━━ Materials provided ━━

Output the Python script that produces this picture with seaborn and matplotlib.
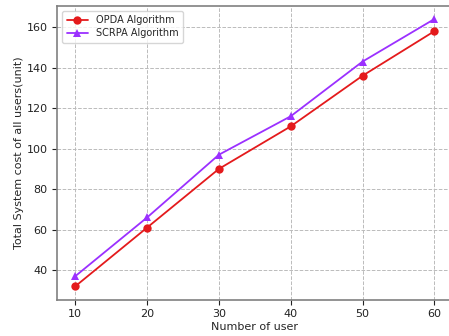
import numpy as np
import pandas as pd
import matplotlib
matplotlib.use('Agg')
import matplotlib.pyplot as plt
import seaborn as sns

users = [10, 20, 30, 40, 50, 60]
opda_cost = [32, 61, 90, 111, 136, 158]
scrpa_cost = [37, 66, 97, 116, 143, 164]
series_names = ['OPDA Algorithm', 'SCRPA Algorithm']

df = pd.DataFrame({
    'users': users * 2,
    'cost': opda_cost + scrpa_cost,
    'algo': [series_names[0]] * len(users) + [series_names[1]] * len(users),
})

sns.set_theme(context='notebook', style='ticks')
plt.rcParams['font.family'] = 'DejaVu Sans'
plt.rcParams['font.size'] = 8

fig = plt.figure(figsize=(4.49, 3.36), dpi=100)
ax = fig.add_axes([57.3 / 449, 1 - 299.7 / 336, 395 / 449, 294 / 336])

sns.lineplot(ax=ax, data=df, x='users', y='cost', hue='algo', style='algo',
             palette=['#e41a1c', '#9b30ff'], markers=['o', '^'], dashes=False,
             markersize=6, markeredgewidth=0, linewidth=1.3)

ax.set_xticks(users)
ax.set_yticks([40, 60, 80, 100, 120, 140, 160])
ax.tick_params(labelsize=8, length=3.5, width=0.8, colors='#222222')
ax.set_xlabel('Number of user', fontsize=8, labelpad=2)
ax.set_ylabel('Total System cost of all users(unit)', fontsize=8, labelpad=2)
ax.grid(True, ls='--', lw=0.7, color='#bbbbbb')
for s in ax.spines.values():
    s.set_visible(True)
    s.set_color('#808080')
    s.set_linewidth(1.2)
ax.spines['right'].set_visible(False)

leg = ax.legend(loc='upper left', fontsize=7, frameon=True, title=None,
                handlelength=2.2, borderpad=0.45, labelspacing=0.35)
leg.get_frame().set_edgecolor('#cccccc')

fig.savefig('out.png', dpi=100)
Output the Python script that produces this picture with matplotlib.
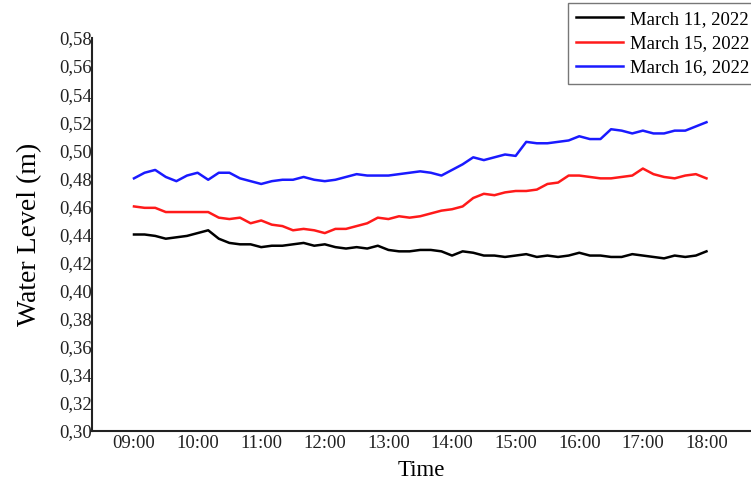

━━━

Exercise = Check each line above for the word "produces" and copy the ones that have it.

The result =
Output the Python script that produces this picture with seaborn and matplotlib.
Output the Python script that produces this picture with matplotlib.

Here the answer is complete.